Siri - Site Reliability Engineer
Elk Grove, California, United States
Machine Learning and AI
Play a part in revolutionizing how people use their computers and mobile devices. Build groundbreaking technology for algorithmic search, machine learning, natural language processing, and artificial intelligence. And work with the teams crafting the most scalable big-data systems in existence.
- Experience running Linux systems in a 24/7 production environment.
- Ability to program in Python, Ruby or Perl highly preferred.
- Working knowledge of multi-tier applications and their dependencies including load balancing, TCP/IP networking, web services, LDAP and DNS.
- Proficiency with web server administration including Apache and Nginx highly preferred.
- Knowledge of database support and administration including MySQL, Postgres & HBase.

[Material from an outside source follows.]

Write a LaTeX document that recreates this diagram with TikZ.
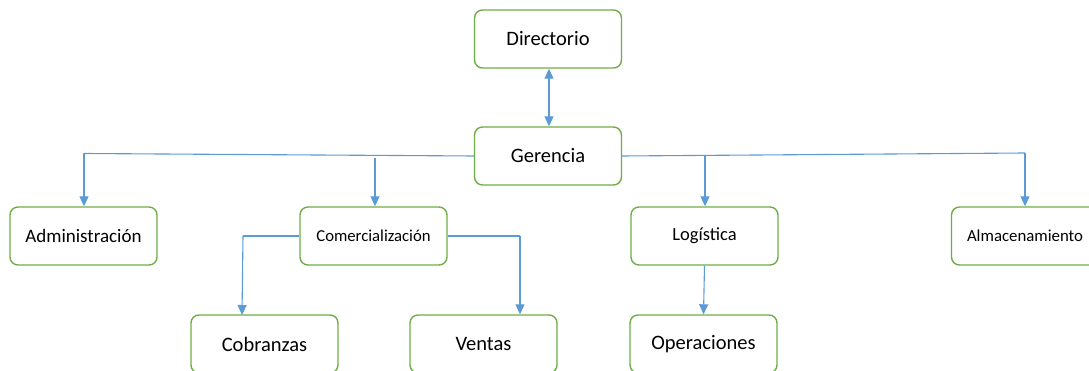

- Experience with monitoring tools such as Nagios, Splunk and Munin highly preferred.
- Develop and maintain automation for system administration, provisioning, support and application management related tasks that make valuable contributions, enable support teams and users, reduce costs and increase business agility.
- Experience with Puppet, Chef or Ansible highly preferred.
- Excellent interpersonal and communication skills demonstrated through
- previous projects or assignments (work or academic related).
- Cisco and Juniper network administration experience a plus.
Monitor production, staging, test and development environments for a myriad of applications in an agile and dynamic organization. You are an independent problem- solver who is self-directed and capable of exhibiting deftness to handle multiple simultaneous competing priorities and deliver solutions in a timely manner. Provide incident resolution for all technical production issues. Create and maintain accurate, up-to-date documentation reflecting configuration, and responsible for writing justifications, training users in complex topics, writing status reports, documenting procedures, and interacting with other Apple staff and management. Provide guidance to improve the stability, security, efficiency and scalability of systems. Determine future needs for capacity and investigate new products and/or features. Strong troubleshooting ability will be used daily; will take steps on their own to isolate issues and resolve root cause through investigative analysis in environments where the candidate has little knowledge/experience/documentation. Administer and ensure the proper execution of the backup systems. Provide 24x7 on-call support to handle urgent critical issues. The position will require rotating day, night and weekend shifts.
Education & Experience
BS in Computer Science or equivalent Program preferred.